The DOJ also found insufficient evidence to conclude that Ruby and Goodwin's failure to disclose the discoverable statements contained in the undisclosed memoranda of witness interviews violated West Virginia Rules of Professional Conduct. 

There was also insufficient evidence to conclude that the government filed three misleading pleadings with the court or that Ruby made a misleading statement in court.

Ruby and Goodwin did not intentionally mislead the court regarding the government's memoranda of witness interview disclosures, according to the letter.

“I am proud of the work we did for the people of the United States," Ruby said. "We presented the evidence and a jury of his peers found Don Blankenship guilty of conspiring to violate mandatory mine safety and health standards at UBB at the time of the explosion."

Ruby said Blankenship's conviction was unanimously affirmed on appeal.

"After an investigation of more than two years—one that Blankenship requested—the OPR found no Brady violation, no legal violation, and no violation of any rule of professional conduct," Ruby said. "The only negative finding as to me was an unintentional violation of an internal DOJ memo from 2010—with no finding that it affected the outcome of the case or violated a rule of professional conduct."

Ruby said while he disagrees with OPR's conclusion relating to the 2010 internal DOJ memo, it is clear from OPR’s opinion that the prosecution team fully operated within the bounds of federal and state laws.

"Further, despite OPR’s clear conclusion that Mr. Blankenship was in no way prejudiced by any actions taken during his prosecution, his attempts to mislead on that point should be seen as nothing more than a desperate Hail Mary from a failed politician running on his own ballot line after losing badly for the Republican nomination," Ruby said.

Blankenship said he believes the OPR found Brady violations, but that they are saying they did not.

"Some are saying that OPR found no Brady violations. But the truth is that they did. They just aren’t saying that they found any," Blankenship said. "That’s no big surprise, as they cannot even find the MSHA inspector emails. And no one will ever find the UBB documents that the investigators shredded in Beckley."

Blankenship said the DOJ is claiming that reports and documents which were not provided to the defense would not have made a difference in the outcome of the trial.

"According to them, none of the documents not provided would have helped me prove I was not guilty, so they are not what lawyers call 'Brady,'" Blankenship said. "It is no surprise that the government would take this position. They are defending their compadres."

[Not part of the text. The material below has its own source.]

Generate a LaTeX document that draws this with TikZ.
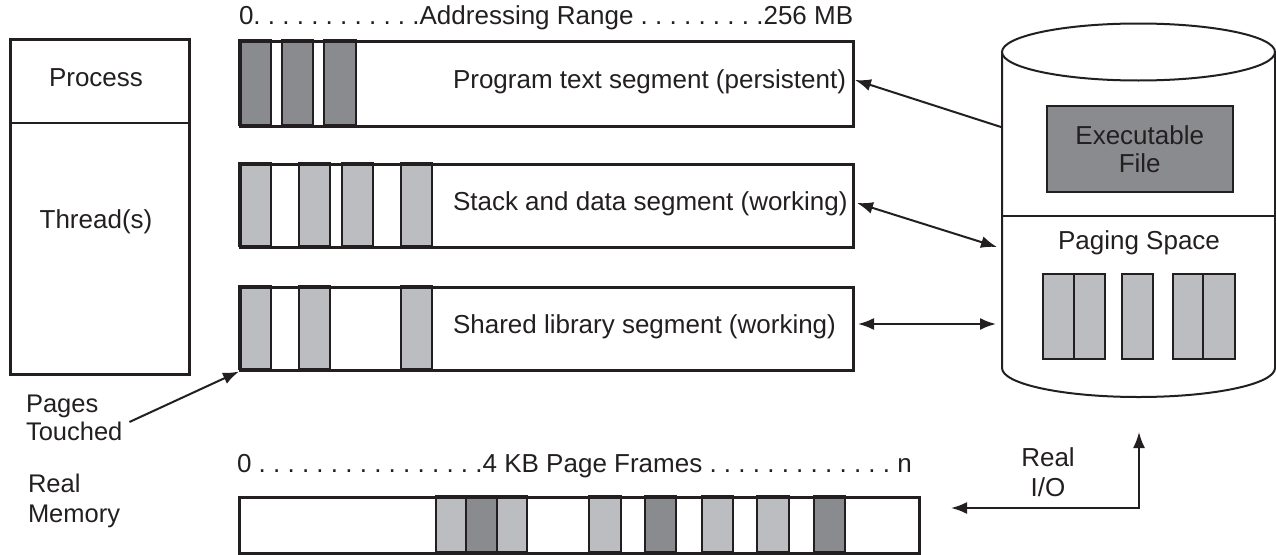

Blankenship continues to pursue dismissal of his conviction. His campaign believes a dismissal will be granted due to the prosecution's misconduct coming to light.

"Don offers his personal apologies to the public and the MSHA victims’ families that he cannot disclose the details of the prosecution misconduct even though he has personal access to those details," the news release states.

Blankenship was required to sign a protective order which prohibits him from disclosing details of the misconduct to the public.

Blankenship is currently appealing the denial that he can't run in the U.S. Senate race for the Constitution Party. He lost in the Republican primary in May to Attorney General Patrick Morrisey and Rep. Evan Jenkins. During the primary election, Blankenship won in four counties.

Blankenship is challenging the "sore loser" law. When he filed to run with the West Virginia Secretary of State's Office last month, he provided thousands of signatures of voters.

Blakenship was convicted for conspiracy to violate mine safety and health standards in 2015, which was the cause of the 2010 Upper Big Branch Mine disaster that resulted in the death of 29 miners.